# start of Data rows

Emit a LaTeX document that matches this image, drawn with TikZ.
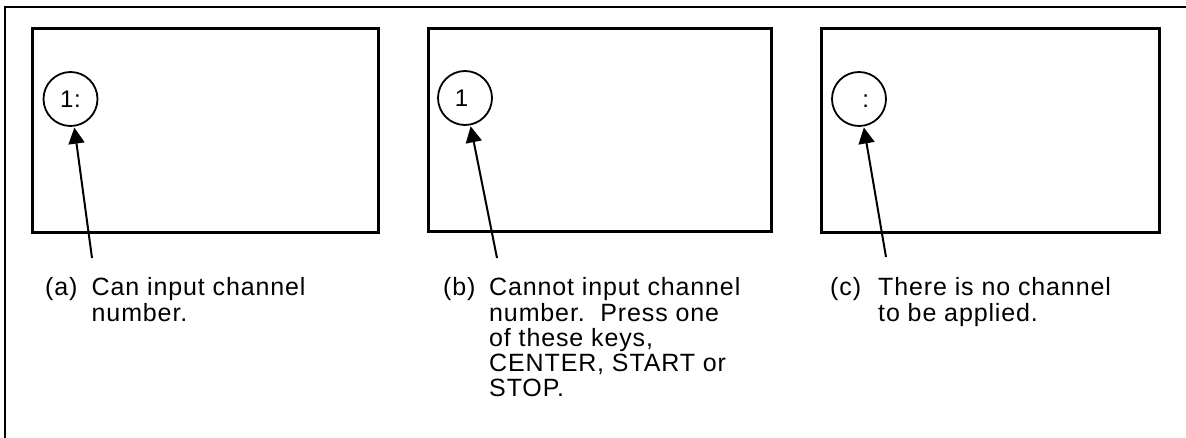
\documentclass[tikz,border=0pt]{standalone}
\usepackage{fontspec}
\setmainfont[LetterSpace=3.5]{Liberation Sans}
\usetikzlibrary{arrows.meta}
\begin{document}
\begin{tikzpicture}[x=1pt,y=-1pt,
  frame/.style={line width=2.6pt},
  screen/.style={line width=3pt},
  disp/.style={circle, draw, line width=1.8pt, minimum size=54pt, inner sep=0pt,
    font=\fontsize{24}{24}\selectfont},
  ptr/.style={line width=2pt, shorten >=1pt, -{Triangle[length=16pt,width=16pt]}},
  tag/.style={anchor=base west, inner sep=0pt, font=\fontsize{25}{24.5}\selectfont},
]
\useasboundingbox (0,0) rectangle (1186,438);
\fill[white] (0,0) rectangle (1186,438);
% outer frame (partial)
\draw[frame] (5,438) -- (5,7) -- (1186,7);
% screens
\draw[screen] (32,29) rectangle (378,233);
\draw[screen] (428,29) rectangle (771,232);
\draw[screen] (821,29) rectangle (1159,233);
% display circles
\node[disp] (ca) at (70.5,99) {1:};
\node[disp] (cb) at (465,98) {1\phantom{:}};
\node[disp] (cc) at (859,99) {\phantom{1}:};
% arrow tails
\coordinate (ta) at (92,258);
\coordinate (tb) at (497,258);
\coordinate (tc) at (886,257);
\draw[ptr] (ta) -- (ca);
\draw[ptr] (tb) -- (cb);
\draw[ptr] (tc) -- (cc);
% captions
\node[tag] (la) at (45,296) {(a)};
\node[tag] (xa) at (91.5,296) {\begin{tabular}[t]{@{}l@{}}Can input channel\\number.\end{tabular}};
\node[tag] (lb) at (443,296) {(b)};
\node[tag] (xb) at (489,296) {\begin{tabular}[t]{@{}l@{}}Cannot input channel\\number.~~Press one\\of these keys,\\CENTER, START or\\STOP.\end{tabular}};
\node[tag] (lc) at (830,296) {(c)};
\node[tag] (xc) at (878,296) {\begin{tabular}[t]{@{}l@{}}There is no channel\\to be applied.\end{tabular}};
\end{tikzpicture}
\end{document}
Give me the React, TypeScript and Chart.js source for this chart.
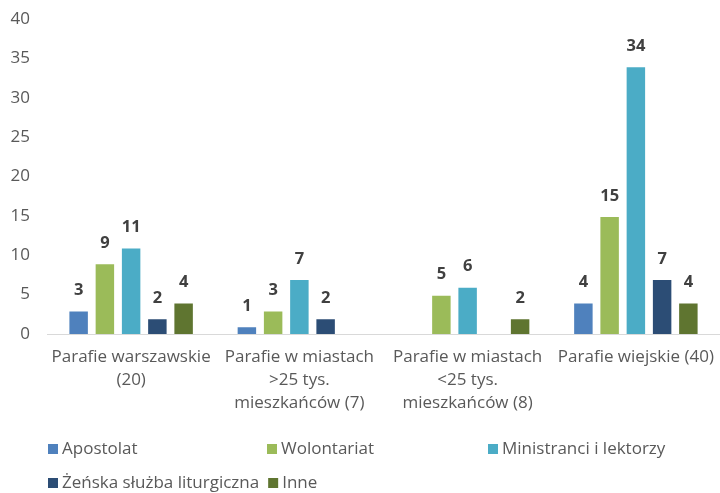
import React, { useEffect, useRef } from "react";
import { Chart, registerables } from "chart.js";

Chart.register(...registerables);

const categories: string[][] = [
  ["Parafie warszawskie", "(20)"],
  ["Parafie w miastach", ">25 tys.", "mieszkańców (7)"],
  ["Parafie w miastach", "<25 tys.", "mieszkańców (8)"],
  ["Parafie wiejskie (40)"],
];

const seriesNames = [
  "Apostolat",
  "Wolontariat",
  "Ministranci i lektorzy",
  "Żeńska służba liturgiczna",
  "Inne",
];

const apostolat = [3, 1, null, 4];
const wolontariat = [9, 3, 5, 15];
const ministranci = [11, 7, 6, 34];
const zenska = [2, 2, null, 7];
const inne = [4, null, 2, 4];

const colors = ["#4F81BD", "#9BBB59", "#4BACC6", "#2C4D75", "#5F7530"];

const yTicks = [0, 5, 10, 15, 20, 25, 30, 35, 40];

const FONT = "'Open Sans', Lato, sans-serif";

export default function App() {
  const ref = useRef<HTMLCanvasElement | null>(null);

  useEffect(() => {
    document.body.style.margin = "0";
    const canvas = ref.current;
    if (!canvas) return;

    const values = [apostolat, wolontariat, ministranci, zenska, inne];

    const labelPlugin = {
      id: "valueLabels",
      afterDatasetsDraw(chart: any) {
        const ctx = chart.ctx;
        ctx.save();
        ctx.font = `bold 16.5px ${FONT}`;
        ctx.fillStyle = "#404040";
        ctx.textAlign = "center";
        ctx.textBaseline = "middle";
        chart.data.datasets.forEach((ds: any, i: number) => {
          const meta = chart.getDatasetMeta(i);
          meta.data.forEach((bar: any, j: number) => {
            const v = ds.data[j];
            if (v === null || v === undefined) return;
            ctx.fillText(String(v), bar.x, bar.y - 20);
          });
        });
        ctx.restore();
      },
    };

    const legendPlugin = {
      id: "customLegend",
      afterDraw(chart: any) {
        const ctx = chart.ctx;
        ctx.save();
        ctx.font = `17px ${FONT}`;
        ctx.textBaseline = "middle";
        ctx.textAlign = "left";
        const row1 = 449;
        const row2 = 483;
        const box = 10;
        const draw = (i: number, x: number, y: number) => {
          ctx.fillStyle = colors[i];
          ctx.fillRect(x, y - box / 2, box, box);
          ctx.fillStyle = "#595959";
          ctx.fillText(seriesNames[i], x + box + 4, y);
          return x + box + 4 + ctx.measureText(seriesNames[i]).width;
        };
        draw(0, 48, row1);
        draw(1, 267, row1);
        draw(2, 488, row1);
        const end = draw(3, 48, row2);
        draw(4, end + 9, row2);
        ctx.restore();
      },
    };

    const chart = new Chart(canvas, {
      type: "bar",
      data: {
        labels: categories,
        datasets: seriesNames.map((name, i) => ({
          label: name,
          data: values[i],
          backgroundColor: colors[i],
          borderColor: "#FFFFFF",
          borderWidth: 1,
          categoryPercentage: 0.78,
          barPercentage: 0.78,
        })),
      },
      options: {
        responsive: false,
        animation: false,
        layout: { padding: { top: 19, left: 0, right: 0, bottom: 0 } },
        plugins: {
          legend: { display: false },
          tooltip: { enabled: false },
        },
        scales: {
          x: {
            grid: { display: false, drawTicks: false },
            border: { display: true, color: "#D9D9D9", width: 1 },
            ticks: {
              color: "#595959",
              font: { family: FONT, size: 17, lineHeight: 1.35 },
              padding: 12,
              maxRotation: 0,
              autoSkip: false,
            },
            afterFit: (s: any) => {
              s.height = 159;
              s.paddingLeft = 0;
              s.paddingRight = 0;
            },
          },
          y: {
            min: 0,
            max: 40,
            afterBuildTicks: (s: any) => {
              s.ticks = yTicks.map((v) => ({ value: v }));
            },
            grid: { display: false, drawTicks: false },
            border: { display: false },
            ticks: {
              color: "#595959",
              font: { family: FONT, size: 17 },
              padding: 17,
            },
            afterFit: (s: any) => {
              s.width = 47;
              s.paddingTop = 0;
              s.paddingBottom = 0;
            },
          },
        },
      },
      plugins: [labelPlugin, legendPlugin],
    });

    return () => chart.destroy();
  }, []);

  return <canvas ref={ref} width={720} height={493} style={{ display: "block" }} />;
}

# end of Data rows

Copy out each line exactly, without the pictures.

▸ **In response**
Emit a LaTeX document that matches this image, drawn with TikZ.
\documentclass[tikz,border=0pt]{standalone}
\usepackage{fontspec}
\setmainfont[LetterSpace=3.5]{Liberation Sans}
\usetikzlibrary{arrows.meta}
\begin{document}
\begin{tikzpicture}[x=1pt,y=-1pt,
  frame/.style={line width=2.6pt},
  screen/.style={line width=3pt},
  disp/.style={circle, draw, line width=1.8pt, minimum size=54pt, inner sep=0pt,
    font=\fontsize{24}{24}\selectfont},
  ptr/.style={line width=2pt, shorten >=1pt, -{Triangle[length=16pt,width=16pt]}},
  tag/.style={anchor=base west, inner sep=0pt, font=\fontsize{25}{24.5}\selectfont},
]
\useasboundingbox (0,0) rectangle (1186,438);
\fill[white] (0,0) rectangle (1186,438);
% outer frame (partial)
\draw[frame] (5,438) -- (5,7) -- (1186,7);
% screens
\draw[screen] (32,29) rectangle (378,233);
\draw[screen] (428,29) rectangle (771,232);
\draw[screen] (821,29) rectangle (1159,233);
% display circles
\node[disp] (ca) at (70.5,99) {1:};
\node[disp] (cb) at (465,98) {1\phantom{:}};
\node[disp] (cc) at (859,99) {\phantom{1}:};
% arrow tails
\coordinate (ta) at (92,258);
\coordinate (tb) at (497,258);
\coordinate (tc) at (886,257);
\draw[ptr] (ta) -- (ca);
\draw[ptr] (tb) -- (cb);
\draw[ptr] (tc) -- (cc);
% captions
\node[tag] (la) at (45,296) {(a)};
\node[tag] (xa) at (91.5,296) {\begin{tabular}[t]{@{}l@{}}Can input channel\\number.\end{tabular}};
\node[tag] (lb) at (443,296) {(b)};
\node[tag] (xb) at (489,296) {\begin{tabular}[t]{@{}l@{}}Cannot input channel\\number.~~Press one\\of these keys,\\CENTER, START or\\STOP.\end{tabular}};
\node[tag] (lc) at (830,296) {(c)};
\node[tag] (xc) at (878,296) {\begin{tabular}[t]{@{}l@{}}There is no channel\\to be applied.\end{tabular}};
\end{tikzpicture}
\end{document}
Give me the React, TypeScript and Chart.js source for this chart.
import React, { useEffect, useRef } from "react";
import { Chart, registerables } from "chart.js";

Chart.register(...registerables);

const categories: string[][] = [
  ["Parafie warszawskie", "(20)"],
  ["Parafie w miastach", ">25 tys.", "mieszkańców (7)"],
  ["Parafie w miastach", "<25 tys.", "mieszkańców (8)"],
  ["Parafie wiejskie (40)"],
];

const seriesNames = [
  "Apostolat",
  "Wolontariat",
  "Ministranci i lektorzy",
  "Żeńska służba liturgiczna",
  "Inne",
];

const apostolat = [3, 1, null, 4];
const wolontariat = [9, 3, 5, 15];
const ministranci = [11, 7, 6, 34];
const zenska = [2, 2, null, 7];
const inne = [4, null, 2, 4];

const colors = ["#4F81BD", "#9BBB59", "#4BACC6", "#2C4D75", "#5F7530"];

const yTicks = [0, 5, 10, 15, 20, 25, 30, 35, 40];

const FONT = "'Open Sans', Lato, sans-serif";

export default function App() {
  const ref = useRef<HTMLCanvasElement | null>(null);

  useEffect(() => {
    document.body.style.margin = "0";
    const canvas = ref.current;
    if (!canvas) return;

    const values = [apostolat, wolontariat, ministranci, zenska, inne];

    const labelPlugin = {
      id: "valueLabels",
      afterDatasetsDraw(chart: any) {
        const ctx = chart.ctx;
        ctx.save();
        ctx.font = `bold 16.5px ${FONT}`;
        ctx.fillStyle = "#404040";
        ctx.textAlign = "center";
        ctx.textBaseline = "middle";
        chart.data.datasets.forEach((ds: any, i: number) => {
          const meta = chart.getDatasetMeta(i);
          meta.data.forEach((bar: any, j: number) => {
            const v = ds.data[j];
            if (v === null || v === undefined) return;
            ctx.fillText(String(v), bar.x, bar.y - 20);
          });
        });
        ctx.restore();
      },
    };

    const legendPlugin = {
      id: "customLegend",
      afterDraw(chart: any) {
        const ctx = chart.ctx;
        ctx.save();
        ctx.font = `17px ${FONT}`;
        ctx.textBaseline = "middle";
        ctx.textAlign = "left";
        const row1 = 449;
        const row2 = 483;
        const box = 10;
        const draw = (i: number, x: number, y: number) => {
          ctx.fillStyle = colors[i];
          ctx.fillRect(x, y - box / 2, box, box);
          ctx.fillStyle = "#595959";
          ctx.fillText(seriesNames[i], x + box + 4, y);
          return x + box + 4 + ctx.measureText(seriesNames[i]).width;
        };
        draw(0, 48, row1);
        draw(1, 267, row1);
        draw(2, 488, row1);
        const end = draw(3, 48, row2);
        draw(4, end + 9, row2);
        ctx.restore();
      },
    };

    const chart = new Chart(canvas, {
      type: "bar",
      data: {
        labels: categories,
        datasets: seriesNames.map((name, i) => ({
          label: name,
          data: values[i],
          backgroundColor: colors[i],
          borderColor: "#FFFFFF",
          borderWidth: 1,
          categoryPercentage: 0.78,
          barPercentage: 0.78,
        })),
      },
      options: {
        responsive: false,
        animation: false,
        layout: { padding: { top: 19, left: 0, right: 0, bottom: 0 } },
        plugins: {
          legend: { display: false },
          tooltip: { enabled: false },
        },
        scales: {
          x: {
            grid: { display: false, drawTicks: false },
            border: { display: true, color: "#D9D9D9", width: 1 },
            ticks: {
              color: "#595959",
              font: { family: FONT, size: 17, lineHeight: 1.35 },
              padding: 12,
              maxRotation: 0,
              autoSkip: false,
            },
            afterFit: (s: any) => {
              s.height = 159;
              s.paddingLeft = 0;
              s.paddingRight = 0;
            },
          },
          y: {
            min: 0,
            max: 40,
            afterBuildTicks: (s: any) => {
              s.ticks = yTicks.map((v) => ({ value: v }));
            },
            grid: { display: false, drawTicks: false },
            border: { display: false },
            ticks: {
              color: "#595959",
              font: { family: FONT, size: 17 },
              padding: 17,
            },
            afterFit: (s: any) => {
              s.width = 47;
              s.paddingTop = 0;
              s.paddingBottom = 0;
            },
          },
        },
      },
      plugins: [labelPlugin, legendPlugin],
    });

    return () => chart.destroy();
  }, []);

  return <canvas ref={ref} width={720} height={493} style={{ display: "block" }} />;
}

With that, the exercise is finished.